Could you give the data below again, exactly and completely?

+++ Supplied information +++

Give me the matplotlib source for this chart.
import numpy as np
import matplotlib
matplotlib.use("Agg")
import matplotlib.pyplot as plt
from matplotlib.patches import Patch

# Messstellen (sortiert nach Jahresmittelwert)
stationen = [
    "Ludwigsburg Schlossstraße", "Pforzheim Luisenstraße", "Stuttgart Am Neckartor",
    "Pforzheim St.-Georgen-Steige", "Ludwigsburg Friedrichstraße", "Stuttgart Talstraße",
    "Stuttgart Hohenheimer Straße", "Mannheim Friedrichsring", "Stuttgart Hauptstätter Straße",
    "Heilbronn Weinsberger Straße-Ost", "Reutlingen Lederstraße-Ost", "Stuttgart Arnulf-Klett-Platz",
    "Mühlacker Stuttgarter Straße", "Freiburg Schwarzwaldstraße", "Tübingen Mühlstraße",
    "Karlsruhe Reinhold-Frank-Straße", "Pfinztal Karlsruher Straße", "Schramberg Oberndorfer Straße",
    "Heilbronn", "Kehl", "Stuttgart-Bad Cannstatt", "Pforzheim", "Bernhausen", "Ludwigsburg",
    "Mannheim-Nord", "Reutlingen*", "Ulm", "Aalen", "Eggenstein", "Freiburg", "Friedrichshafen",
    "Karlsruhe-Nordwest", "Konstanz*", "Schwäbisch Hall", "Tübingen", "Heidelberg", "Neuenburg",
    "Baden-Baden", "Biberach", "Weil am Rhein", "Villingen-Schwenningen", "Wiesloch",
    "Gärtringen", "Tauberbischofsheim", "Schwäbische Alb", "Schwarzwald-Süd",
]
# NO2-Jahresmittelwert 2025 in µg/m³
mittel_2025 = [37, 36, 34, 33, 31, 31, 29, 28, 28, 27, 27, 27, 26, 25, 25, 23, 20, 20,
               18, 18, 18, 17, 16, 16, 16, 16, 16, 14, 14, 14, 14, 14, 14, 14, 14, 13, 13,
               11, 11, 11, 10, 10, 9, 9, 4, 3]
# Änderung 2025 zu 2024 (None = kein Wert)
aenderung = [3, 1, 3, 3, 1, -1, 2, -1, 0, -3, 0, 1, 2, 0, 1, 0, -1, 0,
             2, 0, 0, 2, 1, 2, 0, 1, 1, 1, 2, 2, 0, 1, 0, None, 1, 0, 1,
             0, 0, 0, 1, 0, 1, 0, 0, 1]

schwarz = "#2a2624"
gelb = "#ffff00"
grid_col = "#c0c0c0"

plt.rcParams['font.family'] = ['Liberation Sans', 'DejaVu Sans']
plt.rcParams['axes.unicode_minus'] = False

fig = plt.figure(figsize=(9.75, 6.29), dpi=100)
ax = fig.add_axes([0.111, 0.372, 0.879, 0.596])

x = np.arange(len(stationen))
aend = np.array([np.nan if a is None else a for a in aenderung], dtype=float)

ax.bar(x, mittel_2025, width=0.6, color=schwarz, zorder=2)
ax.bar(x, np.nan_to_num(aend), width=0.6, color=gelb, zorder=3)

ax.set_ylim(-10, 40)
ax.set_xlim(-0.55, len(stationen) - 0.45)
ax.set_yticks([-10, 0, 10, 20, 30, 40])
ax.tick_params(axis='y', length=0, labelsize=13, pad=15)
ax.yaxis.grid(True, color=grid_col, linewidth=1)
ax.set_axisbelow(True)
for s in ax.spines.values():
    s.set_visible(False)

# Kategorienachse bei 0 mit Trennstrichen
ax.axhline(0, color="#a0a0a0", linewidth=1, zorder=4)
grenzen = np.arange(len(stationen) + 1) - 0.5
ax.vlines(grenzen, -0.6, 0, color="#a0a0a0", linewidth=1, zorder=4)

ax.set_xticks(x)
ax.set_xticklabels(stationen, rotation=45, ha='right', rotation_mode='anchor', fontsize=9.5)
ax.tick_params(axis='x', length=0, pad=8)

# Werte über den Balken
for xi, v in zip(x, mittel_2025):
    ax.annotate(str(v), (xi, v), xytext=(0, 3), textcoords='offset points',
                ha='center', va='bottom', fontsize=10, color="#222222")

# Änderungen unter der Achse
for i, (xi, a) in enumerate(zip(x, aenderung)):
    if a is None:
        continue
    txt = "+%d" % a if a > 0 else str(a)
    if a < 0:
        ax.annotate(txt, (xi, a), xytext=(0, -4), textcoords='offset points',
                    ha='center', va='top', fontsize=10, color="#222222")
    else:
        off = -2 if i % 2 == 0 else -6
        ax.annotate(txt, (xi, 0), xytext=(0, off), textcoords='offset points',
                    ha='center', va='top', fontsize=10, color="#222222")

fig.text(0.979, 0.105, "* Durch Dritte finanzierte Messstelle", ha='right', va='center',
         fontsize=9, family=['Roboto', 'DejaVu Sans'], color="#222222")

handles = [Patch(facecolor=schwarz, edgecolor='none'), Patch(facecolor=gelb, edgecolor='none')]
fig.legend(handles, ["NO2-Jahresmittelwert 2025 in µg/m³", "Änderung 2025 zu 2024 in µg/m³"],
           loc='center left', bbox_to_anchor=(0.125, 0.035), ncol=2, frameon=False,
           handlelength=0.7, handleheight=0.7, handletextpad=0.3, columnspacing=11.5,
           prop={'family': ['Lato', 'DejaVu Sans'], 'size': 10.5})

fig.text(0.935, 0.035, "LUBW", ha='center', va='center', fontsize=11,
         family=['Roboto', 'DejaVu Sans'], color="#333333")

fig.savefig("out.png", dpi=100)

+++

### Solved problem
Give me the matplotlib source for this chart.
import numpy as np
import matplotlib
matplotlib.use("Agg")
import matplotlib.pyplot as plt
from matplotlib.patches import Patch

# Messstellen (sortiert nach Jahresmittelwert)
stationen = [
    "Ludwigsburg Schlossstraße", "Pforzheim Luisenstraße", "Stuttgart Am Neckartor",
    "Pforzheim St.-Georgen-Steige", "Ludwigsburg Friedrichstraße", "Stuttgart Talstraße",
    "Stuttgart Hohenheimer Straße", "Mannheim Friedrichsring", "Stuttgart Hauptstätter Straße",
    "Heilbronn Weinsberger Straße-Ost", "Reutlingen Lederstraße-Ost", "Stuttgart Arnulf-Klett-Platz",
    "Mühlacker Stuttgarter Straße", "Freiburg Schwarzwaldstraße", "Tübingen Mühlstraße",
    "Karlsruhe Reinhold-Frank-Straße", "Pfinztal Karlsruher Straße", "Schramberg Oberndorfer Straße",
    "Heilbronn", "Kehl", "Stuttgart-Bad Cannstatt", "Pforzheim", "Bernhausen", "Ludwigsburg",
    "Mannheim-Nord", "Reutlingen*", "Ulm", "Aalen", "Eggenstein", "Freiburg", "Friedrichshafen",
    "Karlsruhe-Nordwest", "Konstanz*", "Schwäbisch Hall", "Tübingen", "Heidelberg", "Neuenburg",
    "Baden-Baden", "Biberach", "Weil am Rhein", "Villingen-Schwenningen", "Wiesloch",
    "Gärtringen", "Tauberbischofsheim", "Schwäbische Alb", "Schwarzwald-Süd",
]
# NO2-Jahresmittelwert 2025 in µg/m³
mittel_2025 = [37, 36, 34, 33, 31, 31, 29, 28, 28, 27, 27, 27, 26, 25, 25, 23, 20, 20,
               18, 18, 18, 17, 16, 16, 16, 16, 16, 14, 14, 14, 14, 14, 14, 14, 14, 13, 13,
               11, 11, 11, 10, 10, 9, 9, 4, 3]
# Änderung 2025 zu 2024 (None = kein Wert)
aenderung = [3, 1, 3, 3, 1, -1, 2, -1, 0, -3, 0, 1, 2, 0, 1, 0, -1, 0,
             2, 0, 0, 2, 1, 2, 0, 1, 1, 1, 2, 2, 0, 1, 0, None, 1, 0, 1,
             0, 0, 0, 1, 0, 1, 0, 0, 1]

schwarz = "#2a2624"
gelb = "#ffff00"
grid_col = "#c0c0c0"

plt.rcParams['font.family'] = ['Liberation Sans', 'DejaVu Sans']
plt.rcParams['axes.unicode_minus'] = False

fig = plt.figure(figsize=(9.75, 6.29), dpi=100)
ax = fig.add_axes([0.111, 0.372, 0.879, 0.596])

x = np.arange(len(stationen))
aend = np.array([np.nan if a is None else a for a in aenderung], dtype=float)

ax.bar(x, mittel_2025, width=0.6, color=schwarz, zorder=2)
ax.bar(x, np.nan_to_num(aend), width=0.6, color=gelb, zorder=3)

ax.set_ylim(-10, 40)
ax.set_xlim(-0.55, len(stationen) - 0.45)
ax.set_yticks([-10, 0, 10, 20, 30, 40])
ax.tick_params(axis='y', length=0, labelsize=13, pad=15)
ax.yaxis.grid(True, color=grid_col, linewidth=1)
ax.set_axisbelow(True)
for s in ax.spines.values():
    s.set_visible(False)

# Kategorienachse bei 0 mit Trennstrichen
ax.axhline(0, color="#a0a0a0", linewidth=1, zorder=4)
grenzen = np.arange(len(stationen) + 1) - 0.5
ax.vlines(grenzen, -0.6, 0, color="#a0a0a0", linewidth=1, zorder=4)

ax.set_xticks(x)
ax.set_xticklabels(stationen, rotation=45, ha='right', rotation_mode='anchor', fontsize=9.5)
ax.tick_params(axis='x', length=0, pad=8)

# Werte über den Balken
for xi, v in zip(x, mittel_2025):
    ax.annotate(str(v), (xi, v), xytext=(0, 3), textcoords='offset points',
                ha='center', va='bottom', fontsize=10, color="#222222")

# Änderungen unter der Achse
for i, (xi, a) in enumerate(zip(x, aenderung)):
    if a is None:
        continue
    txt = "+%d" % a if a > 0 else str(a)
    if a < 0:
        ax.annotate(txt, (xi, a), xytext=(0, -4), textcoords='offset points',
                    ha='center', va='top', fontsize=10, color="#222222")
    else:
        off = -2 if i % 2 == 0 else -6
        ax.annotate(txt, (xi, 0), xytext=(0, off), textcoords='offset points',
                    ha='center', va='top', fontsize=10, color="#222222")

fig.text(0.979, 0.105, "* Durch Dritte finanzierte Messstelle", ha='right', va='center',
         fontsize=9, family=['Roboto', 'DejaVu Sans'], color="#222222")

handles = [Patch(facecolor=schwarz, edgecolor='none'), Patch(facecolor=gelb, edgecolor='none')]
fig.legend(handles, ["NO2-Jahresmittelwert 2025 in µg/m³", "Änderung 2025 zu 2024 in µg/m³"],
           loc='center left', bbox_to_anchor=(0.125, 0.035), ncol=2, frameon=False,
           handlelength=0.7, handleheight=0.7, handletextpad=0.3, columnspacing=11.5,
           prop={'family': ['Lato', 'DejaVu Sans'], 'size': 10.5})

fig.text(0.935, 0.035, "LUBW", ha='center', va='center', fontsize=11,
         family=['Roboto', 'DejaVu Sans'], color="#333333")

fig.savefig("out.png", dpi=100)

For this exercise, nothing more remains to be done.